Leaders in HMG, a hospital-based internist group that includes 85 physicians, physician assistants, and nurse practitioners, conducted a detailed survey three years ago as the first step in an effort to better understand the existing culture at work. The survey gathered information from frontline clinicians on engagement, satisfaction, burnout, mentorship, safety culture, and other topics. Results indicated that 45 percent of clinicians were experiencing some degree of burnout. Initially, leaders were unsure how to respond to the results, but they made a firm commitment to action, in part based on frustration with prior institutional surveys in which similar challenges were identified but little definitive change followed.
Pierce told me that the group sifted through the data and brainstormed on possible interventions. Over time, they chose 13 (an interesting number!) to take on. Here are three of them:
1. Incubating joy. The practice developed an “HMG Incubator,” a group headed by three physicians that focused on identifying ways to increase joy and sustainability at work. Pierce told me that the group initially assumed their work would be primarily about removing things, specifically the daily frustrations and barriers that heighten stress levels. Instead, they uncovered a hunger for “what’s missing” — like camaraderie, quiet time, and regular access to healthy food. Rather than choosing to be free of their pager for 30 minutes of catch up time, clinicians elected to focus on redesigning their workspaces. They created a low-cost program to make healthy food available in their common workspace (avoiding the walk to and from the cafeteria made healthy snacking doable). They are currently working on ways to provide both quiet space and social space, so people can more easily rejuvenate during the day and also know where to find colleagues when they need to talk.

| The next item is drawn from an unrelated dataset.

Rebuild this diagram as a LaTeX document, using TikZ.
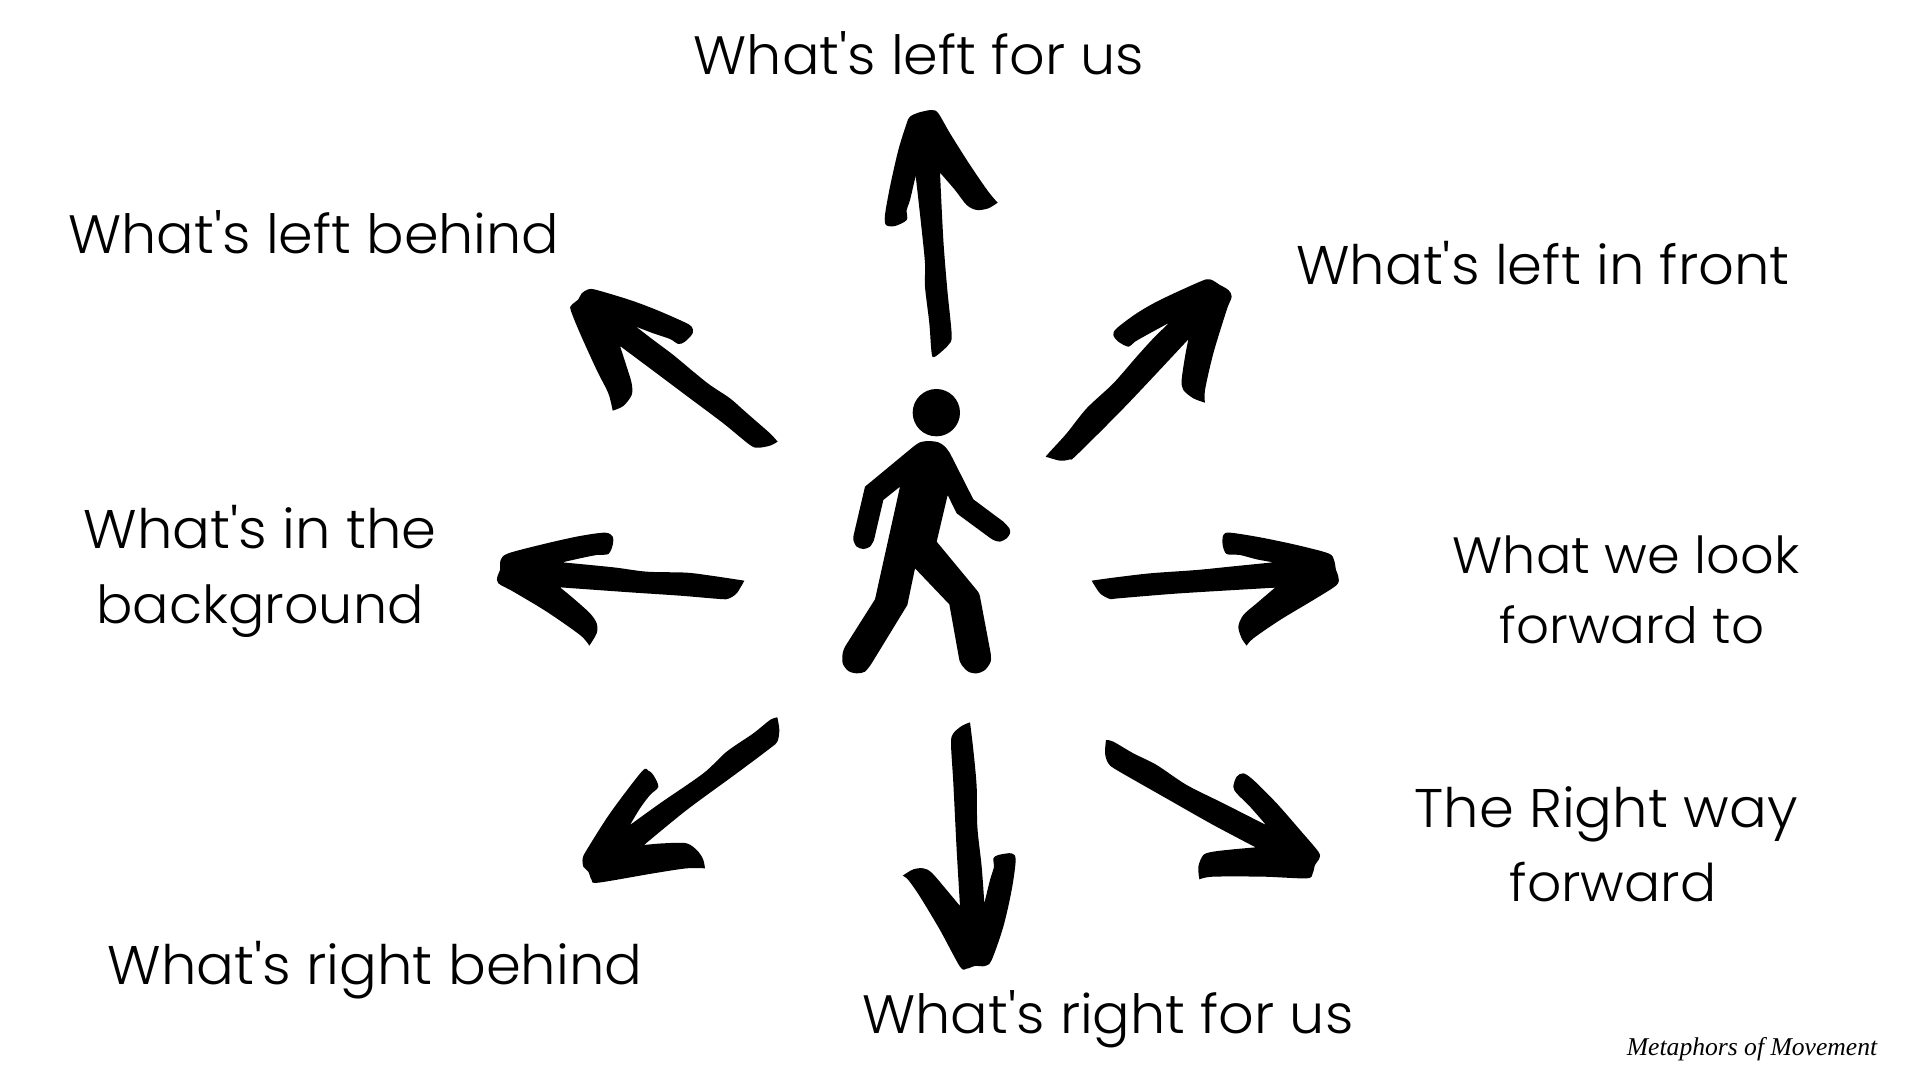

2. Positive mentoring. HMG did away with the typical talk-with-the-boss evaluations once a year, which historically focused on comparison with peers and “what you didn’t do.” Instead, the group built an ongoing mentorship program. Mentors help clinicians identify their areas of professional passion and invest in growing relevant skills. Now, the typical conversation is focused on what strengths people bring to the table, what gets them excited, and how the group can help each person do more of that type of work, at work. According to Pierce, this shift has increased the sense of support and also made it easier for leaders to look for opportunities to pass along to individuals, based on the unique passions of the clinicians in the group.
3. Redesigning work processes based on core values. The group also revamped troublesome work processes. For example, the scheduling system for clinical shifts had been a growing source of friction for the physicians. There was ongoing tension between wanting a set clinical schedule well in advance yet also needing flexibility to meet other professional and personal obligations. Moreover, physicians often felt “disrespected” when the final schedule was released — left with the sense that schedule preferences were not taken into account fairly across the group. About 18 months ago, the group decided to change the process — and to base the redesign on the core values of the group, which include respect, collaboration, work-life balance, and ongoing improvement. A work group interviewed all the clinicians in HMG about the scheduling process. They specifically focused on how the schedule could better represent the values of the group. They drafted a set of guidelines for scheduling that includes a transparent method for building a schedule that is more equitable in balancing individual preferences and the groups’ needs in terms of creating a schedule well ahead of time.
Were these interventions effective? Pierce told me that in the course of three years, the burnout rate in the practice has dropped from 45 percent to the low 30s. Turnover has decreased by 50 percent. Reported psychological safety has doubled, and more than 90 percent of people now report a strong sense of collaboration with peers. I think many physician practices would love to achieve such improvement, and many physicians would be thrilled to work in a practice so committed to their professional and personal well-being.
As for this writer hungry for hopeful stories about physicians, I’m excited to hear that hospitals and practices that are beginning to get it: Clinicians need better places to work to do the kind of healing we ask them to do — and that every patient deserves.